• [Objective]
For this exercise, output only the lines between the "Clone this chart" line and the "Serif', 'Times New" line, both of them included, and skip all pictures.

• [Information shown]
• • • • • • •

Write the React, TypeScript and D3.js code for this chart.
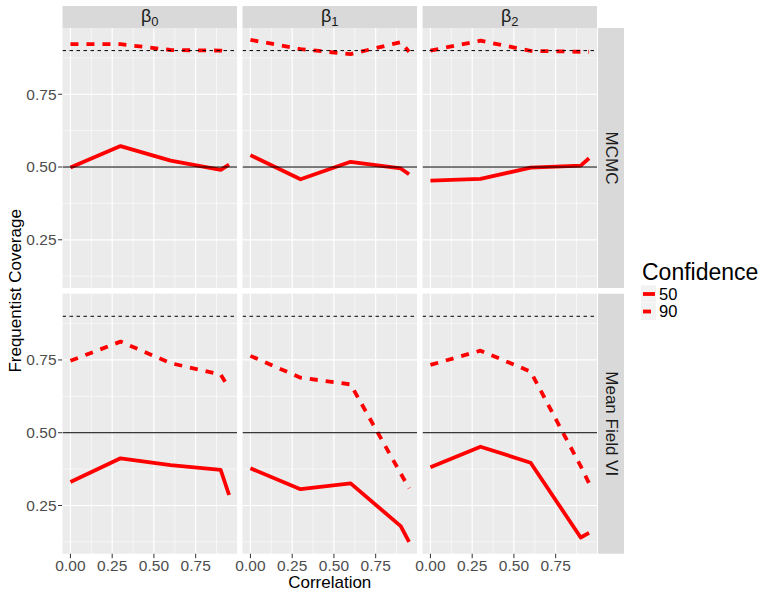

• • • • • • •

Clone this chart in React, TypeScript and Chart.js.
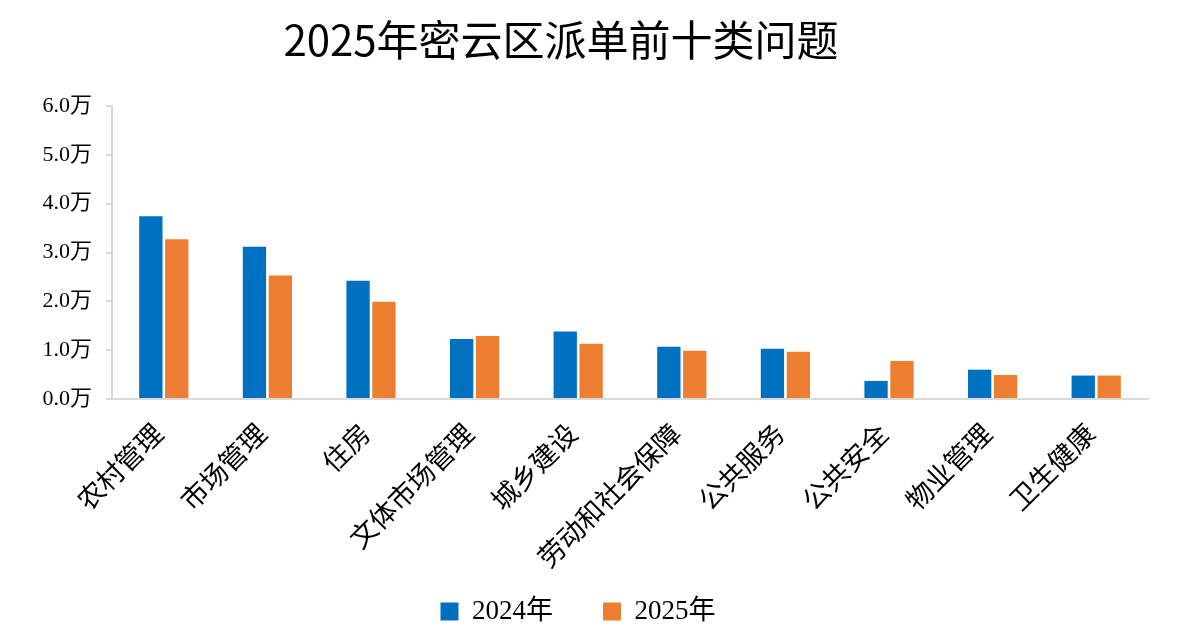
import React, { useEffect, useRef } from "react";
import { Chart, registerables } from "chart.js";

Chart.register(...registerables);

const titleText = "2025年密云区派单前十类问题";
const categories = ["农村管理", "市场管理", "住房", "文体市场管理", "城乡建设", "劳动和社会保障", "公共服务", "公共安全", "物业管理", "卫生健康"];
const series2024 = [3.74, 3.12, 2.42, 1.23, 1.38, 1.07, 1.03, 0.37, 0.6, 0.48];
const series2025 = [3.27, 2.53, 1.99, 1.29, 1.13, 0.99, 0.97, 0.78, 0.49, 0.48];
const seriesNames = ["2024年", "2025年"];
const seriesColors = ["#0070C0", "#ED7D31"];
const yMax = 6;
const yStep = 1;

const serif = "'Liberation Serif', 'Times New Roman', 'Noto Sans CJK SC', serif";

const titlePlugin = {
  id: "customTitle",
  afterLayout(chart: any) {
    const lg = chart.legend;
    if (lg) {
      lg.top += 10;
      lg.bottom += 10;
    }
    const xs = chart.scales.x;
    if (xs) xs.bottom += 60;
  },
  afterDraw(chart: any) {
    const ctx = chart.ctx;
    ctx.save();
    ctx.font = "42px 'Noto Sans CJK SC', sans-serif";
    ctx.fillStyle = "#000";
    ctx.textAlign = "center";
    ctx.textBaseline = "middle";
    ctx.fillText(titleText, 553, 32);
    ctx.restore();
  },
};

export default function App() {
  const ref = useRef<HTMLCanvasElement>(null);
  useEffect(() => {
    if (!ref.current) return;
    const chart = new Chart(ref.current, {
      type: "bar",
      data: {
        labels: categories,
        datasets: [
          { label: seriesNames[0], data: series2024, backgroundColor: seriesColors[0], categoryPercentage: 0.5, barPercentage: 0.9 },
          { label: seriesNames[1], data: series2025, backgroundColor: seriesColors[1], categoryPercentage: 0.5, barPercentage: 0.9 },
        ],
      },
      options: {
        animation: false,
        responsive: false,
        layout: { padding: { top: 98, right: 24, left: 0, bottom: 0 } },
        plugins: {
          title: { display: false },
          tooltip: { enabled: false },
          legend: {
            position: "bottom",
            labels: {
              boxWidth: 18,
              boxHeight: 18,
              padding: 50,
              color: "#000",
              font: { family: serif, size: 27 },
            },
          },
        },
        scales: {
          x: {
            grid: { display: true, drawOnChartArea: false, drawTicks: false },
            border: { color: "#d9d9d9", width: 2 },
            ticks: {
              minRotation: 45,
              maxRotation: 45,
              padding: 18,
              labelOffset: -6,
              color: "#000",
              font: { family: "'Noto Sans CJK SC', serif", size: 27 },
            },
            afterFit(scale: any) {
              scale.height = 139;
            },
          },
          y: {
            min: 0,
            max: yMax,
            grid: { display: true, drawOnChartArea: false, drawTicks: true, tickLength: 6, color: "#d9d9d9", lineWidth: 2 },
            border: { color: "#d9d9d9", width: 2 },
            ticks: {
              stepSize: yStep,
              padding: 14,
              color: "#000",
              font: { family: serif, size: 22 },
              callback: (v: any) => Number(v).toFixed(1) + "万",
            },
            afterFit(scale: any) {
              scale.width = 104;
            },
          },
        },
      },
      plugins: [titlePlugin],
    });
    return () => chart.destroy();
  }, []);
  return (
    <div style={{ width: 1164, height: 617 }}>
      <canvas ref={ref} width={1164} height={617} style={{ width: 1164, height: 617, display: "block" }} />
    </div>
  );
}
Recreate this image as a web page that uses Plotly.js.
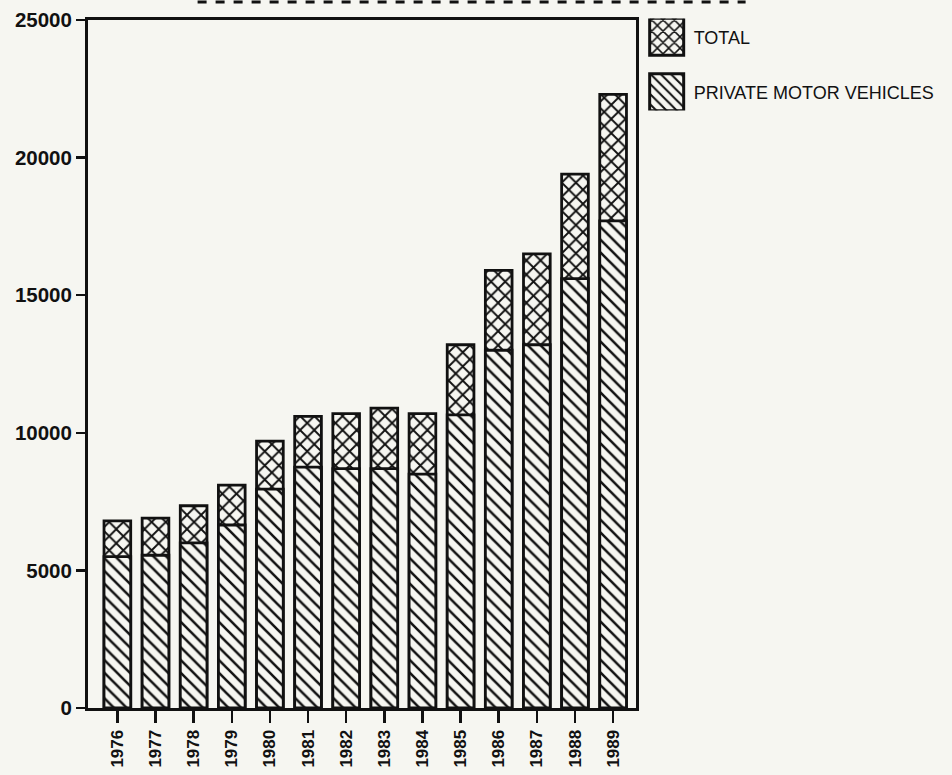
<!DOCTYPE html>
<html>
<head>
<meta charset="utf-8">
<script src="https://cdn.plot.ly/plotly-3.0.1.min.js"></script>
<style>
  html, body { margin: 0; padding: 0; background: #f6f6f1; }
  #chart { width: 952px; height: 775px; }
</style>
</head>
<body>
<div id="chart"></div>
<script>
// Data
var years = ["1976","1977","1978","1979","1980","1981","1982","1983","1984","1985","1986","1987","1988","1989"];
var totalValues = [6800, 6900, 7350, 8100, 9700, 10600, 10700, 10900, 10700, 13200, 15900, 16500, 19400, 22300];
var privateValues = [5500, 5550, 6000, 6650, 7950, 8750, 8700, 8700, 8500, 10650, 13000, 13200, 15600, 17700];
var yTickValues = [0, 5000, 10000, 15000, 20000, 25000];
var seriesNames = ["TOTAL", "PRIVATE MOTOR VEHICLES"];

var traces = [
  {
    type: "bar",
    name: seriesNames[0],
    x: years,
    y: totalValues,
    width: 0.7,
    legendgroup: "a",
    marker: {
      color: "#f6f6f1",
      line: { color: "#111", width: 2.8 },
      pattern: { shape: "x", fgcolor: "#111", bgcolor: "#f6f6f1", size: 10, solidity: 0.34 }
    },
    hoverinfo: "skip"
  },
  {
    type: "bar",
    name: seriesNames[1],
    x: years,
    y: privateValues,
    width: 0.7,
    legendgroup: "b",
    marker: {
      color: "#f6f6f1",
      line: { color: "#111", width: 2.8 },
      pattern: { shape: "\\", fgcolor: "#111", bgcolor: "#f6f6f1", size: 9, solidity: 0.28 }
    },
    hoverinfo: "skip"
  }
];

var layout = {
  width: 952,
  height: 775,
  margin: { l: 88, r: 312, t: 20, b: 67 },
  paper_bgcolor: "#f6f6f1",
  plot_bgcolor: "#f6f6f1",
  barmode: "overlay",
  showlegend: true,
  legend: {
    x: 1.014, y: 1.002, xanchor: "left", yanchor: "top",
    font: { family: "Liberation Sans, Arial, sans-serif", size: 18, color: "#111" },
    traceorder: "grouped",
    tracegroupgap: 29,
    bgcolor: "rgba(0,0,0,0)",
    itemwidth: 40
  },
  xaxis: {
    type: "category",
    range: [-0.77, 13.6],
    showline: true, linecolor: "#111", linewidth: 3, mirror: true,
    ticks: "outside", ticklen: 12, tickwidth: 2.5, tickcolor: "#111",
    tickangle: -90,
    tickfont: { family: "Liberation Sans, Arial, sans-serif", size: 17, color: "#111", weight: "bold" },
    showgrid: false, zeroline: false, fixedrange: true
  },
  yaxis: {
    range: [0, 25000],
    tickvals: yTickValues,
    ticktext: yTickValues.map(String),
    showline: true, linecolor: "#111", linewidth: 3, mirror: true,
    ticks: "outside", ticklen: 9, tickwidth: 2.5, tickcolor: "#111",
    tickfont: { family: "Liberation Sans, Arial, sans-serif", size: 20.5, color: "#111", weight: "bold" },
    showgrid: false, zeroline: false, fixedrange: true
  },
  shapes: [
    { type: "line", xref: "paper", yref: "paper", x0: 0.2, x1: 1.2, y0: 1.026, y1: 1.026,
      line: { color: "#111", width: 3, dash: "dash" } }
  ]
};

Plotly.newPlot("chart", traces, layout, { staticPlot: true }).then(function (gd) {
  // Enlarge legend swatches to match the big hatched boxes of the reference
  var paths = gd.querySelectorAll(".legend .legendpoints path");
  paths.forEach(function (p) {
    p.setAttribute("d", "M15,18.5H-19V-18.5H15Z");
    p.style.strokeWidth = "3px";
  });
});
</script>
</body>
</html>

• • • • • • •

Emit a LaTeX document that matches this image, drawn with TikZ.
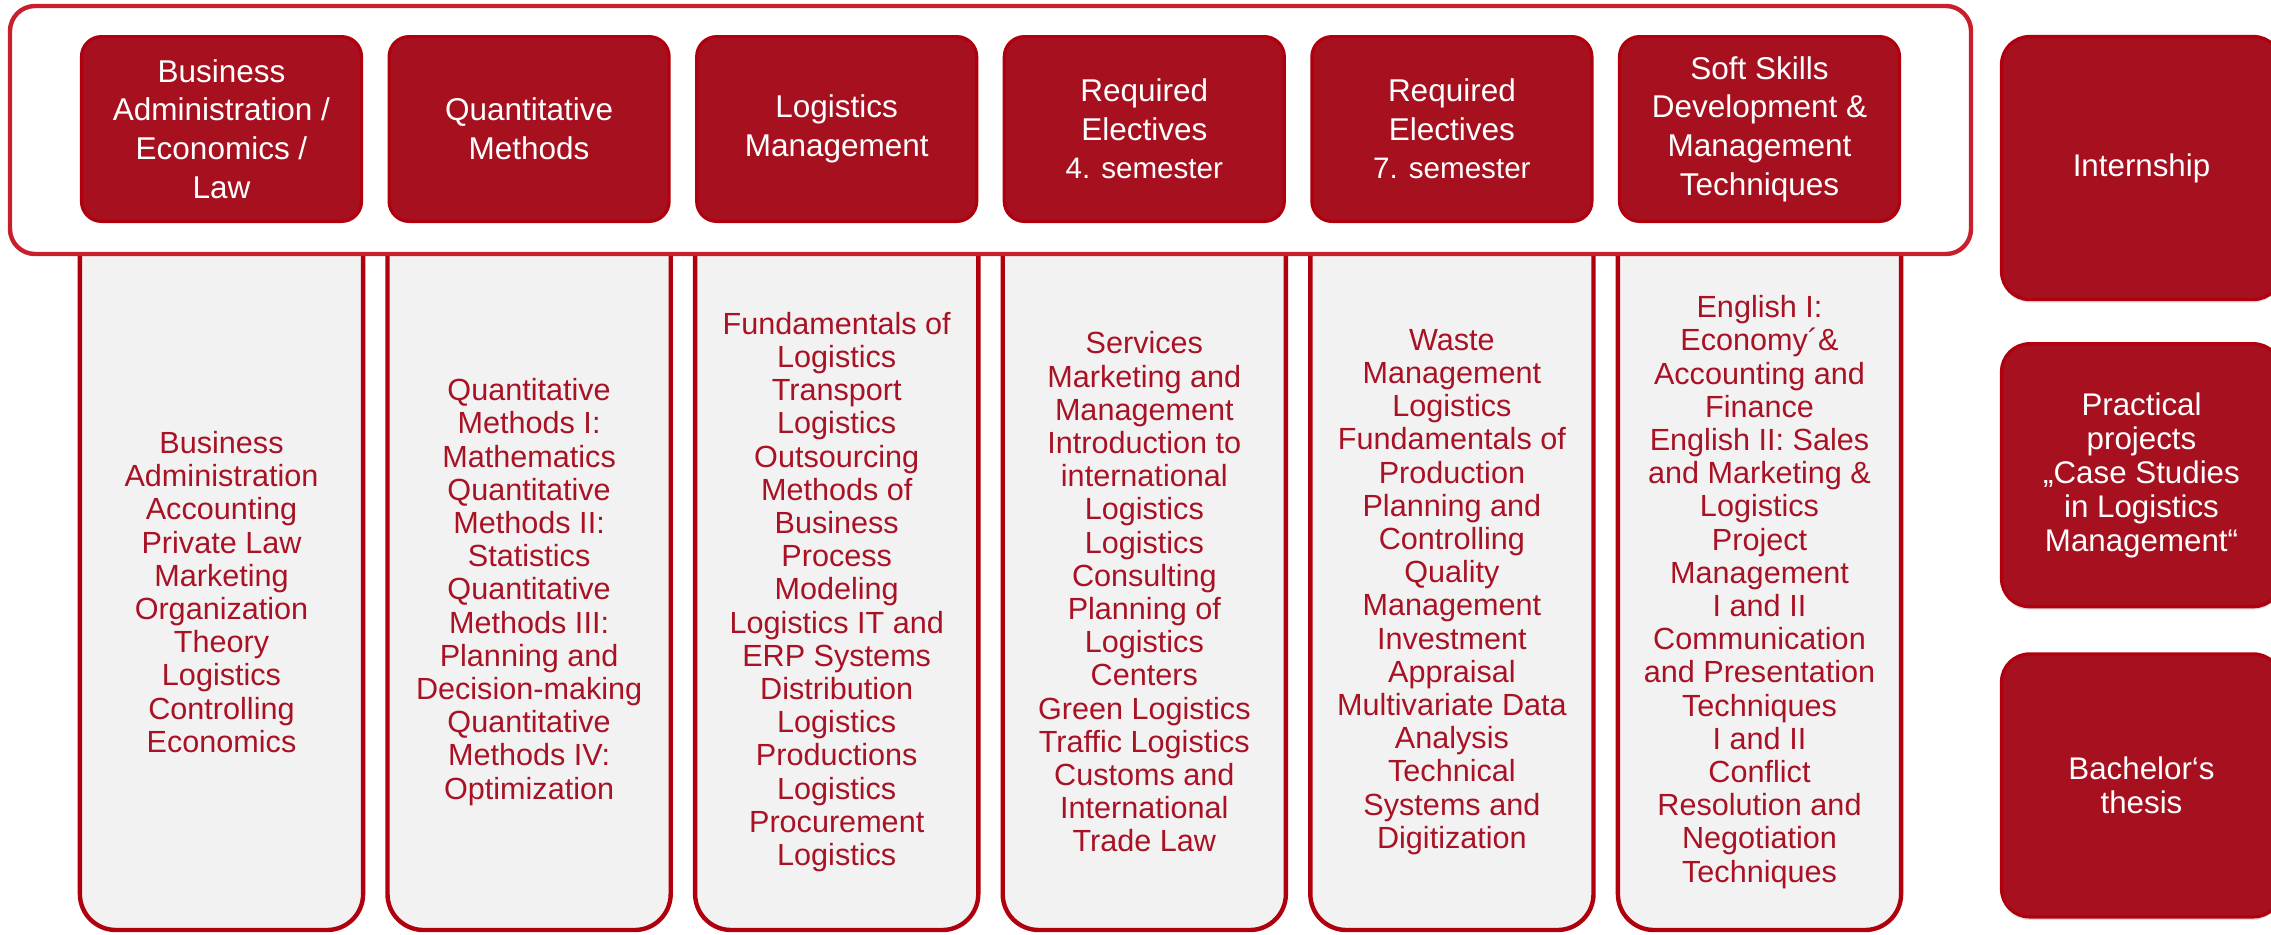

• • • • • • •

• [Answer to this exercise]
Clone this chart in React, TypeScript and Chart.js.
import React, { useEffect, useRef } from "react";
import { Chart, registerables } from "chart.js";

Chart.register(...registerables);

const titleText = "2025年密云区派单前十类问题";
const categories = ["农村管理", "市场管理", "住房", "文体市场管理", "城乡建设", "劳动和社会保障", "公共服务", "公共安全", "物业管理", "卫生健康"];
const series2024 = [3.74, 3.12, 2.42, 1.23, 1.38, 1.07, 1.03, 0.37, 0.6, 0.48];
const series2025 = [3.27, 2.53, 1.99, 1.29, 1.13, 0.99, 0.97, 0.78, 0.49, 0.48];
const seriesNames = ["2024年", "2025年"];
const seriesColors = ["#0070C0", "#ED7D31"];
const yMax = 6;
const yStep = 1;

const serif = "'Liberation Serif', 'Times New Roman', 'Noto Sans CJK SC', serif";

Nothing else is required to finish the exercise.